What you should do:
Please, without the pictures, retype exactly the lines from the start of the material through the line that holds "from matplotlib.patches import FancyBboxPatch".

Data:
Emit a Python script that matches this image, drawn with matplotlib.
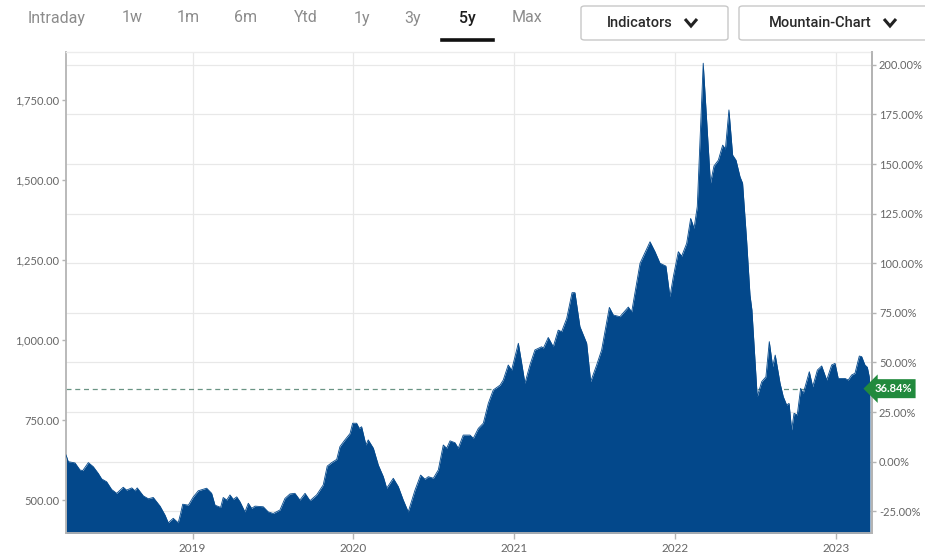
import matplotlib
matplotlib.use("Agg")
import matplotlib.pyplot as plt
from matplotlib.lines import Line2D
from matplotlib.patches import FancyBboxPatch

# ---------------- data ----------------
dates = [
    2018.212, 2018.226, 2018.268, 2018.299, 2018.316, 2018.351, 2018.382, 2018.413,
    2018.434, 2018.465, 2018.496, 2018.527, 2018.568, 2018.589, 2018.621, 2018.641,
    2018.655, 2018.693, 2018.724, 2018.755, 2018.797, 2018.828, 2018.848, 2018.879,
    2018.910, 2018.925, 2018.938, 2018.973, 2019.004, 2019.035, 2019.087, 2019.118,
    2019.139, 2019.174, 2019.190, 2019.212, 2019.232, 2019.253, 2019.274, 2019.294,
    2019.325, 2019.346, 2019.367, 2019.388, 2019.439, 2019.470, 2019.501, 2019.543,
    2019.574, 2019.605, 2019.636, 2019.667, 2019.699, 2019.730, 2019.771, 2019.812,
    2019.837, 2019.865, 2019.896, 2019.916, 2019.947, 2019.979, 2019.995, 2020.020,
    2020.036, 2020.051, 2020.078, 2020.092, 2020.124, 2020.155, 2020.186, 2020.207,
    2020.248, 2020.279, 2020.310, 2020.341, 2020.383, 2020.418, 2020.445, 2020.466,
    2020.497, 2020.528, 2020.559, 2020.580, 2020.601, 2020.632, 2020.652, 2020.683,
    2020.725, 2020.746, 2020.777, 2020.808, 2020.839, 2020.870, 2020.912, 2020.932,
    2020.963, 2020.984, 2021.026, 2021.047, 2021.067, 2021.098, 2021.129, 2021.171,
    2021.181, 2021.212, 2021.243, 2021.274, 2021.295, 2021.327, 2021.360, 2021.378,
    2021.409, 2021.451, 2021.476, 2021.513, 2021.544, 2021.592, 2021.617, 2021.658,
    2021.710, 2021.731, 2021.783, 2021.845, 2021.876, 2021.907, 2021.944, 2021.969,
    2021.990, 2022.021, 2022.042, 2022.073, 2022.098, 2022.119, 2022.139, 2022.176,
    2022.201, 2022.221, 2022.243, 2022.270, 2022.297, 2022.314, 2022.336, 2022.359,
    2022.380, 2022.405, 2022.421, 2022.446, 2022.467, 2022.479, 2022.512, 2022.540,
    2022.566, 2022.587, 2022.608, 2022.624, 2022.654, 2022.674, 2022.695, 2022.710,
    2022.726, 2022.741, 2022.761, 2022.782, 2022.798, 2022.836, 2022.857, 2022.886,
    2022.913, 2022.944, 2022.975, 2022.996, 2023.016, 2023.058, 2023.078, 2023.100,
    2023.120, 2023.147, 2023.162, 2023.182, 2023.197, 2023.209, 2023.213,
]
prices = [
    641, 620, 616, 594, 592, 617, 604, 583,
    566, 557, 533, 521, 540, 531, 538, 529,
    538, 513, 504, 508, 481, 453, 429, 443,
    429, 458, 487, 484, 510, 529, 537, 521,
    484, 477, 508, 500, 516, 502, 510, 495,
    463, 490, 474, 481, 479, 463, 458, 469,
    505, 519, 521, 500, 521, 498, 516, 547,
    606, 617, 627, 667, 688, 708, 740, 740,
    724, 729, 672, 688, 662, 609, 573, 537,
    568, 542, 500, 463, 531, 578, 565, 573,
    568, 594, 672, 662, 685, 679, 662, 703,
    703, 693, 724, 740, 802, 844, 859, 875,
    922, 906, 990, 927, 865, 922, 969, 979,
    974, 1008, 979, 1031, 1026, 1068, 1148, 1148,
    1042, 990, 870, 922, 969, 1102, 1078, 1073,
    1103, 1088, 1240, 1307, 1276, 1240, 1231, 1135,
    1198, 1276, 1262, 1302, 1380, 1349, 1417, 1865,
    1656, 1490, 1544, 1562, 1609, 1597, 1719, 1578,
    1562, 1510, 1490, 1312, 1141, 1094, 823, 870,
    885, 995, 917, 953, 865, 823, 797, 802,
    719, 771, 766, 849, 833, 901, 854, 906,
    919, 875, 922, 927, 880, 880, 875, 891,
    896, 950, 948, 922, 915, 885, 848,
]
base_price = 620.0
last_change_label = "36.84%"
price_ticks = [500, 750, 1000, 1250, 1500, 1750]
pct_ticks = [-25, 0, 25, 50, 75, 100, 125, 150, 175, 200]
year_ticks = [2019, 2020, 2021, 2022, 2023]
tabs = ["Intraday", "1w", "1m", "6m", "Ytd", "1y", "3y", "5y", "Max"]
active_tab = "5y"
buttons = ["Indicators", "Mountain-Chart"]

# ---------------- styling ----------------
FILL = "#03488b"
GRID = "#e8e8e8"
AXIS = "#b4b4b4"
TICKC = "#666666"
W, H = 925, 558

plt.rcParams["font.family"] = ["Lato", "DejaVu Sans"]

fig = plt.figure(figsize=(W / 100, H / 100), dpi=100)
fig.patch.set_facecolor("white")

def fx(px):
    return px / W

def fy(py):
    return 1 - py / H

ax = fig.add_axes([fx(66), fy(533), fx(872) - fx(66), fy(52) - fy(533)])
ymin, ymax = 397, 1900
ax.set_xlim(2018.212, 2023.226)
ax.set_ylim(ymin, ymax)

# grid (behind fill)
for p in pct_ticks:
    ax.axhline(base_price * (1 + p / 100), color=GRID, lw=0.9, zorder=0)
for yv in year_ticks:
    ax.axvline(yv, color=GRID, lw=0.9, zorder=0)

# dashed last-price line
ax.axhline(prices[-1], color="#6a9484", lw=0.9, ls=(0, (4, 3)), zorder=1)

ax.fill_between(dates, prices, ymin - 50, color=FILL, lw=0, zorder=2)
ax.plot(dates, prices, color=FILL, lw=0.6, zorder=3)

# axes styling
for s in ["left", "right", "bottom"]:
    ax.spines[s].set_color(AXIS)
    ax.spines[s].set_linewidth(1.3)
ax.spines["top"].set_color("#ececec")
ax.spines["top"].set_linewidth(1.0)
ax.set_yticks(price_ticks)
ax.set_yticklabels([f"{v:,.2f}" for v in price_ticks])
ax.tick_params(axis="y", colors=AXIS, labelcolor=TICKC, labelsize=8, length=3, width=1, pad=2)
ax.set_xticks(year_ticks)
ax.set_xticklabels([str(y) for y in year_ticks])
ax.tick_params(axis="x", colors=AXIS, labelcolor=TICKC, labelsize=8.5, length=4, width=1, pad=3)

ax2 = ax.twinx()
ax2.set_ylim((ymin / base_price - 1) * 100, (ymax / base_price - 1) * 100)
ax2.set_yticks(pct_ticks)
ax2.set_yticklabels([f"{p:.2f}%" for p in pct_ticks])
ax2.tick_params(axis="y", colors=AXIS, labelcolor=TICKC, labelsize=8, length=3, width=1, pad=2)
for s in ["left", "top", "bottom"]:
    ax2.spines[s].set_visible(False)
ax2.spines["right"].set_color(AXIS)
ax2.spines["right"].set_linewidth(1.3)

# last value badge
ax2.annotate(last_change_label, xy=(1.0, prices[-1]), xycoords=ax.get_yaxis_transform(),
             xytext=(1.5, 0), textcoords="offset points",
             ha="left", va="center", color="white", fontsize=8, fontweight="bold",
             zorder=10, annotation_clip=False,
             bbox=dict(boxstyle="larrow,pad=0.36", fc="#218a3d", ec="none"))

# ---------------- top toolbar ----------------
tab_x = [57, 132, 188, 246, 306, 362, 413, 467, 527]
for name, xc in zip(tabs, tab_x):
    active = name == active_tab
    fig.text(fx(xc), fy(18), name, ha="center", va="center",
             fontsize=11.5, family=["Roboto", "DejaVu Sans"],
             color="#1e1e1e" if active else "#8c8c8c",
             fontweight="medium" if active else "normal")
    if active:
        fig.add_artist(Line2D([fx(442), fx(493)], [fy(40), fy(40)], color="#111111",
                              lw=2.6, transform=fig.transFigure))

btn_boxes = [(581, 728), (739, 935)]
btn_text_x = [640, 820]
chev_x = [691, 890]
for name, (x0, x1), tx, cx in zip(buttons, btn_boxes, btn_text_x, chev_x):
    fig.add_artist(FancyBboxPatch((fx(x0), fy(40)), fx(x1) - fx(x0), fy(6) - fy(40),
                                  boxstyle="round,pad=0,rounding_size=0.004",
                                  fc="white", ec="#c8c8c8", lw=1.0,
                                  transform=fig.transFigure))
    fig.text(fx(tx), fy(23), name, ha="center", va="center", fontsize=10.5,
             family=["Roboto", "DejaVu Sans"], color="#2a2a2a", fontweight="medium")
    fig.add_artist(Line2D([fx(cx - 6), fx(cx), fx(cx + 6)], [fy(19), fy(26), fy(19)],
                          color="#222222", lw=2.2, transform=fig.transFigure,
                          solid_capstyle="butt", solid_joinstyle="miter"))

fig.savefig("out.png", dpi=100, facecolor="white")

The reply:
Emit a Python script that matches this image, drawn with matplotlib.
import matplotlib
matplotlib.use("Agg")
import matplotlib.pyplot as plt
from matplotlib.lines import Line2D
from matplotlib.patches import FancyBboxPatch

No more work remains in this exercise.